(Do this):
All lines from the beginning of the listing through the line with "font=f, borderpad=0, borderwidth=0))" are to be copied word for word; the pictures are not.

(Recorded data):

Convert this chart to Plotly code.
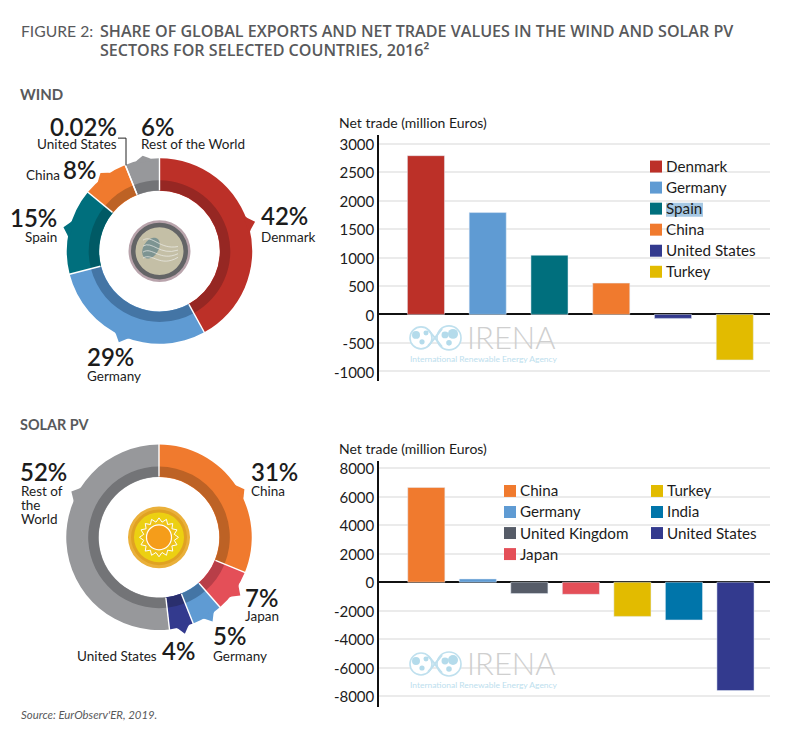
import math
import plotly.graph_objects as go

W, H = 799, 729

# ---------- data ----------
wind_share_names = ["Denmark", "Germany", "Spain", "China", "United States", "Rest of the World"]
wind_share_values = [42, 29, 15, 8, 0.02, 6]
solar_share_names = ["China", "Japan", "Germany", "United States", "Rest of the World"]
solar_share_values = [31.2, 7.4, 5.4, 4.2, 51.8]

wind_trade_names = ["Denmark", "Germany", "Spain", "China", "United States", "Turkey"]
wind_trade_values = [2790, 1790, 1040, 550, -70, -800]
solar_trade_names = ["China", "Germany", "United Kingdom", "Japan", "Turkey", "India", "United States"]
solar_trade_values = [6650, 230, -800, -850, -2400, -2650, -7600]

wind_ticks = [3000, 2500, 2000, 1500, 1000, 500, 0, -500, -1000]
solar_ticks = [8000, 6000, 4000, 2000, 0, -2000, -4000, -6000, -8000]

# ---------- styles ----------
LIGHT = {"Denmark": "#bc3028", "Germany": "#5f9bd3", "Spain": "#006f7d", "China": "#f07a2e",
         "United States": "#333a8e", "Rest of the World": "#97989b", "Turkey": "#e2bb00",
         "India": "#0075aa", "United Kingdom": "#565c68", "Japan": "#e44f58"}
DARK = {"Denmark": "#962723", "Germany": "#4475a5", "Spain": "#005a65", "China": "#bd6225",
        "United States": "#2a2f6e", "Rest of the World": "#737477", "Japan": "#b83e48"}
FONT = "Lato"
INK = "#1c1c1c"
GREY = "#58595b"
SHIFT = 1.2


def X(p):
    return p / W


def Y(p):
    return 1 - (p - SHIFT) / H


shapes, annos = [], []


def text(x, y, s, size=13.5, color=INK, anchor="left", weight=None, family=FONT, style=None):
    f = dict(family=family, size=size, color=color)
    if weight:
        f["weight"] = weight
    if style:
        f["style"] = style
    nudge = 1.4 if size > 20 else 0.5
    annos.append(dict(x=X(x), y=Y(y - nudge), xref="paper", yref="paper", text=s, showarrow=False, xanchor=anchor,
                      yanchor="middle", align=anchor, font=f, borderpad=0, borderwidth=0))


def circle(cx, cy, r, fill, line=None, lw=0):
    shapes.append(dict(type="circle", xref="paper", yref="paper", x0=X(cx - r), x1=X(cx + r),
                       y0=Y(cy + r), y1=Y(cy - r), fillcolor=fill,
                       line=dict(color=line or fill, width=lw)))


def rect(x0, y0, x1, y1, fill, layer="above"):
    shapes.append(dict(type="rect", xref="paper", yref="paper", x0=X(x0), x1=X(x1), y0=Y(y1), y1=Y(y0),
                       fillcolor=fill, line=dict(width=0), layer=layer))


def path(pts, fill=None, line=None, lw=1, close=True):
    d = "M" + " L".join(f"{X(a):.5f},{Y(b):.5f}" for a, b in pts) + (" Z" if close else "")
    shapes.append(dict(type="path", xref="paper", yref="paper", path=d,
                       fillcolor=fill if fill else "rgba(0,0,0,0)",
                       line=dict(color=line or "rgba(0,0,0,0)", width=lw if line else 0)))


def curve(d_pts, line, lw=1):
    (a, b, c, e) = d_pts
    d = (f"M{X(a[0]):.5f},{Y(a[1]):.5f} C{X(b[0]):.5f},{Y(b[1]):.5f} "
         f"{X(c[0]):.5f},{Y(c[1]):.5f} {X(e[0]):.5f},{Y(e[1]):.5f}")
    shapes.append(dict(type="path", xref="paper", yref="paper", path=d, line=dict(color=line, width=lw)))


def polar(cx, cy, r, a):
    t = math.radians(a)
    return cx + r * math.sin(t), cy - r * math.cos(t)


def tip(cx, cy, a, r, color, half=6.5):
    path([polar(cx, cy, 91, a - half), polar(cx, cy, 94, a - half * 0.55), polar(cx, cy, r, a),
          polar(cx, cy, 94, a + half * 0.55), polar(cx, cy, 91, a + half)], fill=color)


fig = go.Figure()


def donut(cx, cy, names, values):
    for r, hole, pal in ((93, 0.65, LIGHT), (71, 0.855, DARK)):
        colors = [pal[n] for n in names]
        fig.add_trace(go.Pie(
            labels=names, values=values, sort=False, direction="clockwise", rotation=0, hole=hole,
            textinfo="none", showlegend=False, hoverinfo="label+percent",
            marker=dict(colors=colors, line=dict(color=colors, width=0)),
            domain=dict(x=[X(cx - r), X(cx + r)], y=[Y(cy + r), Y(cy - r)]),
        ))


def separators(cx, cy, values):
    total = sum(values)
    acc = 0
    for v in values:
        a = acc / total * 360
        path([polar(cx, cy, 61, a), polar(cx, cy, 94, a)], line="#ffffff", lw=1.4, close=False)
        acc += v


def bars(names, values, ax, ay, width):
    fig.add_trace(go.Bar(x=names, y=values, xaxis=ax, yaxis=ay, width=width,
                         marker=dict(color=[LIGHT[n] for n in names]), showlegend=False))


WCX, WCY = 159.5, 251
SCX, SCY = 159, 538
donut(WCX, WCY, wind_share_names, wind_share_values)
donut(SCX, SCY, solar_share_names, solar_share_values)

bars(wind_trade_names, wind_trade_values, "x", "y", 0.6)
bars(solar_trade_names, solar_trade_values, "x2", "y2", 0.72)

# ---------- callout tips ----------
for a, r, n in ((72.9, 100, "Denmark"), (204, 100, "Germany"), (284, 99, "Spain"), (323, 98, "China"),
                (350, 97, "Rest of the World")):
    tip(WCX, WCY, a, r, LIGHT[n])
for a, r, n in ((60.6, 98, "China"), (297.7, 99, "Rest of the World"), (125.6, 100, "Japan"),
                (147.6, 100, "Germany"), (165, 100, "United States")):
    tip(SCX, SCY, a, r, LIGHT[n], half=5.5 if n in ("United States", "Germany") else 6.5)

separators(WCX, WCY, wind_share_values)
separators(SCX, SCY, solar_share_values)

# ---------- wind icon ----------
circle(WCX, WCY, 31, "#b9a4ac")
circle(WCX, WCY, 28.5, "#636466")
circle(WCX, WCY, 24, "#c4bfa6")
blob = []
rot = math.radians(32)
for t in range(24):
    u = t / 24 * 2 * math.pi
    ex, ey = 7.5 * math.cos(u), 11.5 * math.sin(u)
    blob.append((151 + ex * math.cos(rot) - ey * math.sin(rot), 248 + ex * math.sin(rot) + ey * math.cos(rot)))
path(blob, fill="#7d9492")
for dy in (-6, 0, 6, 12):
    curve([(143, 246 + dy), (152, 240 + dy), (160, 256 + dy), (178, 250 + dy * 0.6)], "#eeeeea", 0.7)

# ---------- sun icon ----------
circle(SCX, SCY, 31, "#eab03a")
circle(SCX, SCY, 28, "#e0a222")
circle(SCX, SCY, 25, "#ecd012")
star = []
for i in range(32):
    star.append(polar(SCX, SCY, 19.5 if i % 2 == 0 else 15.5, i * 360 / 32))
path(star, fill="#efc21a", line="#ffffff", lw=1)
circle(SCX, SCY, 12.5, "#f59d1a", line="#ffffff", lw=1.2)

# ---------- gridline masks ----------
rect(638, 155, 762, 278, "#ffffff", layer="between")
rect(403, 325, 560, 366, "#ffffff", layer="between")
rect(495, 480, 762, 543, "#ffffff", layer="between")
rect(495, 543, 570, 566, "#ffffff", layer="between")
rect(403, 650, 560, 692, "#ffffff", layer="between")


# ---------- IRENA watermark ----------
def irena(y):
    circle(421, y, 11, "#ffffff", line="#bfe0ee", lw=1.6)
    circle(449, y, 12, "#ffffff", line="#bfe0ee", lw=1.6)
    curve([(428, y - 8), (433, y - 3), (437, y + 3), (442, y + 9)], "#bfe0ee", 2)
    curve([(428, y + 8), (433, y + 3), (437, y - 3), (442, y - 9)], "#bfe0ee", 2)
    for cx, cy, r in ((416, y - 3, 4), (422, y + 4, 2.6), (426, y - 5, 2.5), (445, y - 3, 3.5), (453, y - 4, 5), (449, y + 5, 2.8)):
        circle(cx, cy, r, "#b4dbeb")
    text(467, y + 0.5, "IRENA", size=31, color="#cfcfcf", family="Lato", weight=300)
    text(410, y + 21.5, "International Renewable Energy Agency", size=8.45, color="#bde0ee")


irena(338)
irena(665)

# ---------- legends ----------
rect(666, 202.5, 703, 216.5, "#a6c8e3")


def legend(x, y, names):
    for i, n in enumerate(names):
        yy = y + i * 21.1
        rect(x, yy - 6, x + 12, yy + 6, LIGHT[n])
        text(x + 16, yy, n, size=15.2)


legend(650, 166.2, wind_trade_names)
legend(504, 491.5, solar_trade_names[:4])
legend(651, 491.5, solar_trade_names[4:])

# ---------- text ----------
text(21, 31, "FIGURE 2:", size=15.7, color=GREY)
text(100, 30.5, "SHARE OF GLOBAL EXPORTS AND NET TRADE VALUES IN THE WIND AND SOLAR PV", size=16.1, color=GREY, weight=600, family="Open Sans")
text(100, 49.5, "SECTORS FOR SELECTED COUNTRIES, 2016²", size=16.1, color=GREY, weight=600, family="Open Sans")
text(20, 93.5, "WIND", size=15, color=GREY, weight=700)
text(20, 425.5, "SOLAR PV", size=14.4, color=GREY, weight=700)
text(339, 122.5, "Net trade (million Euros)", size=14)
text(339, 449.5, "Net trade (million Euros)", size=14)
text(21, 716, "Source: EurObserv'ER, 2019.", size=11.4, color=GREY, style="italic")

BIG = dict(size=24, weight=600)
text(117, 127, "0.02%", anchor="right", **BIG)
text(117, 144, "United States", anchor="right")
text(141, 127, "6%", **BIG)
text(141, 144, "Rest of the World")
text(26, 175, "China")
text(63, 171, "8%", **BIG)
text(57, 219, "15%", anchor="right", **BIG)
text(57, 237, "Spain", anchor="right")
text(261, 217, "42%", **BIG)
text(261, 237, "Denmark")
text(87, 358, "29%", **BIG)
text(87, 377, "Germany")
text(20, 473, "52%", **BIG)
text(21, 492, "Rest of")
text(21, 506, "the")
text(21, 520, "World")
text(251, 473, "31%", **BIG)
text(251, 492, "China")
text(245, 600, "7%", **BIG)
text(245, 617, "Japan")
text(213, 638, "5%", **BIG)
text(213, 657, "Germany")
text(77, 657, "United States")
text(162, 653, "4%", **BIG)

# leader line for the United States wind share
path([(118, 137.7), (126, 137.7), (126, 165)], line="#222222", lw=1, close=False)


def yaxis(ticks, top_val, bottom_val, y0, y1, anchor):
    return dict(domain=[Y(y1), Y(y0)], range=[bottom_val, top_val], tickmode="array", tickvals=ticks,
                ticktext=[str(t) for t in ticks], showline=True, linecolor="#111111", linewidth=1.5,
                showgrid=True, gridcolor="#ebebeb", gridwidth=1.5, zeroline=True, zerolinecolor="#111111",
                zerolinewidth=1.5, ticks="", ticklabelshift=1, anchor=anchor,
                tickfont=dict(family=FONT, size=15, color=INK))


def xaxis(lo, hi, anchor):
    return dict(domain=[X(379), X(770)], range=[lo, hi], type="category", showticklabels=False, showgrid=False,
                showline=False, zeroline=False, ticks="", anchor=anchor)


fig.update_layout(
    width=W, height=H, margin=dict(l=0, r=0, t=0, b=0), paper_bgcolor="#ffffff", plot_bgcolor="rgba(0,0,0,0)",
    font=dict(family=FONT, color=INK), showlegend=False, bargap=0.4,
    xaxis=xaxis(-0.76, 5.57, "y"),
    yaxis=yaxis(wind_ticks, 3146, -1175, 135, 381.5, "x"),
    xaxis2=xaxis(-0.918, 6.67, "y2"),
    yaxis2=yaxis(solar_ticks, 8491, -8770, 461.7, 708.3, "x2"),
    shapes=shapes, annotations=annos,
)

fig.write_html("out.html", config=dict(displayModeBar=False),
               post_script="document.body.style.margin='0';document.body.style.overflow='hidden';")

(Answer):
Convert this chart to Plotly code.
import math
import plotly.graph_objects as go

W, H = 799, 729

# ---------- data ----------
wind_share_names = ["Denmark", "Germany", "Spain", "China", "United States", "Rest of the World"]
wind_share_values = [42, 29, 15, 8, 0.02, 6]
solar_share_names = ["China", "Japan", "Germany", "United States", "Rest of the World"]
solar_share_values = [31.2, 7.4, 5.4, 4.2, 51.8]

wind_trade_names = ["Denmark", "Germany", "Spain", "China", "United States", "Turkey"]
wind_trade_values = [2790, 1790, 1040, 550, -70, -800]
solar_trade_names = ["China", "Germany", "United Kingdom", "Japan", "Turkey", "India", "United States"]
solar_trade_values = [6650, 230, -800, -850, -2400, -2650, -7600]

wind_ticks = [3000, 2500, 2000, 1500, 1000, 500, 0, -500, -1000]
solar_ticks = [8000, 6000, 4000, 2000, 0, -2000, -4000, -6000, -8000]

# ---------- styles ----------
LIGHT = {"Denmark": "#bc3028", "Germany": "#5f9bd3", "Spain": "#006f7d", "China": "#f07a2e",
         "United States": "#333a8e", "Rest of the World": "#97989b", "Turkey": "#e2bb00",
         "India": "#0075aa", "United Kingdom": "#565c68", "Japan": "#e44f58"}
DARK = {"Denmark": "#962723", "Germany": "#4475a5", "Spain": "#005a65", "China": "#bd6225",
        "United States": "#2a2f6e", "Rest of the World": "#737477", "Japan": "#b83e48"}
FONT = "Lato"
INK = "#1c1c1c"
GREY = "#58595b"
SHIFT = 1.2


def X(p):
    return p / W


def Y(p):
    return 1 - (p - SHIFT) / H


shapes, annos = [], []


def text(x, y, s, size=13.5, color=INK, anchor="left", weight=None, family=FONT, style=None):
    f = dict(family=family, size=size, color=color)
    if weight:
        f["weight"] = weight
    if style:
        f["style"] = style
    nudge = 1.4 if size > 20 else 0.5
    annos.append(dict(x=X(x), y=Y(y - nudge), xref="paper", yref="paper", text=s, showarrow=False, xanchor=anchor,
                      yanchor="middle", align=anchor, font=f, borderpad=0, borderwidth=0))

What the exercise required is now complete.